## Requirement
Copy exactly the lines from the start of the material through the line with "color='black', linespacing=1.07)". Pictures stay out of the copy.

## Given data
--- Begin ---

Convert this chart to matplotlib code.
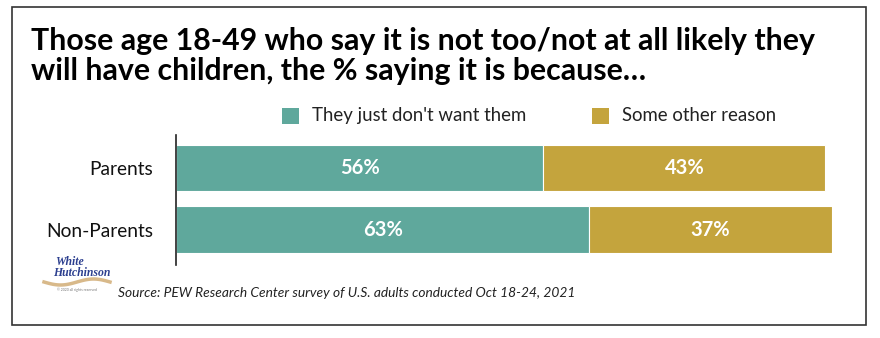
import matplotlib
matplotlib.use("Agg")
import matplotlib.pyplot as plt
from matplotlib.patches import Rectangle
import numpy as np

categories = ["Non-Parents", "Parents"]
dont_want = [63, 56]
other_reason = [37, 43]
series_names = ["They just don't want them", "Some other reason"]
colors = ["#5fa89c", "#c4a43d"]

title = "Those age 18-49 who say it is not too/not at all likely they\nwill have children, the % saying it is because\u2026"
source = "Source: PEW Research Center survey of U.S. adults conducted Oct 18-24, 2021"

plt.rcParams['font.family'] = ['Lato', 'DejaVu Sans']

W, H = 880, 338
fig = plt.figure(figsize=(W/100, H/100), dpi=100)

# outer frame
fig.patches.append(Rectangle((12/W, 1-325/H), (866-12)/W, (325-7)/H, transform=fig.transFigure,
                             fill=False, edgecolor="#333333", linewidth=1.2))

fig.text(31/W, 1-27/H, title, fontsize=21.8, fontweight='bold', va='top', ha='left',
         color='black', linespacing=1.07)

ax = fig.add_axes([176/W, 1-265/H, 656/W, 130/H])
y = [0, 1]
ax.barh(y, dont_want, height=0.75, color=colors[0], edgecolor='white', linewidth=0.8)
ax.barh(y, other_reason, left=dont_want, height=0.75, color=colors[1], edgecolor='white', linewidth=0.8)
for yi, a, b in zip(y, dont_want, other_reason):
    ax.text(a/2, yi, f"{a}%", ha='center', va='center', color='white', fontsize=14.5, fontweight='bold')
    ax.text(a + b/2, yi, f"{b}%", ha='center', va='center', color='white', fontsize=14.5, fontweight='bold')
ax.set_xlim(0, 100)
ax.set_ylim(-0.577, 1.537)
ax.set_yticks(y)
ax.set_yticklabels(categories, fontsize=13.8, color='#111111')
ax.tick_params(axis='y', length=0, pad=16.5)
ax.set_xticks([])
for s in ['top', 'right', 'bottom']:
    ax.spines[s].set_visible(False)
ax.spines['left'].set_linewidth(1.2)
ax.spines['left'].set_color('#222222')

# legend
leg_y = 1-115.5/H
for x0, name, c in [(282, series_names[0], colors[0]), (592, series_names[1], colors[1])]:
    fig.patches.append(Rectangle((x0/W, leg_y-8/H), 17/W, 16/H, transform=fig.transFigure,
                                 facecolor=c, edgecolor='none'))
    fig.text((x0+30)/W, leg_y, name, fontsize=13.4, va='center', ha='left', color='#222222')

# logo
fig.text(55/W, 1-262/H, "White", fontsize=8.5, fontstyle='italic', fontweight='bold',
         color='#2c3f8f', va='center', ha='left', family=['Liberation Serif'])
fig.text(53/W, 1-272.5/H, "Hutchinson", fontsize=8.5, fontstyle='italic', fontweight='bold',
         color='#2c3f8f', va='center', ha='left', family=['Liberation Serif'])
sx = np.linspace(44, 110, 40)
sy = 282 + 3*np.sin((sx-44)/66*2*np.pi)
fig.lines.append(plt.Line2D(sx/W, 1-sy/H, transform=fig.transFigure, color='#d8b98a', linewidth=2.5))
fig.text(77/W, 1-290/H, "\u00a9 2020 all rights reserved", fontsize=2.5, color='#777777',
         va='center', ha='center')

fig.text(118/W, 1-293/H, source, fontsize=9.9, fontstyle='italic', va='center', ha='left', color='#222222')

fig.savefig("out.png", dpi=100)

--- End ---

## Expected output
Convert this chart to matplotlib code.
import matplotlib
matplotlib.use("Agg")
import matplotlib.pyplot as plt
from matplotlib.patches import Rectangle
import numpy as np

categories = ["Non-Parents", "Parents"]
dont_want = [63, 56]
other_reason = [37, 43]
series_names = ["They just don't want them", "Some other reason"]
colors = ["#5fa89c", "#c4a43d"]

title = "Those age 18-49 who say it is not too/not at all likely they\nwill have children, the % saying it is because\u2026"
source = "Source: PEW Research Center survey of U.S. adults conducted Oct 18-24, 2021"

plt.rcParams['font.family'] = ['Lato', 'DejaVu Sans']

W, H = 880, 338
fig = plt.figure(figsize=(W/100, H/100), dpi=100)

# outer frame
fig.patches.append(Rectangle((12/W, 1-325/H), (866-12)/W, (325-7)/H, transform=fig.transFigure,
                             fill=False, edgecolor="#333333", linewidth=1.2))

fig.text(31/W, 1-27/H, title, fontsize=21.8, fontweight='bold', va='top', ha='left',
         color='black', linespacing=1.07)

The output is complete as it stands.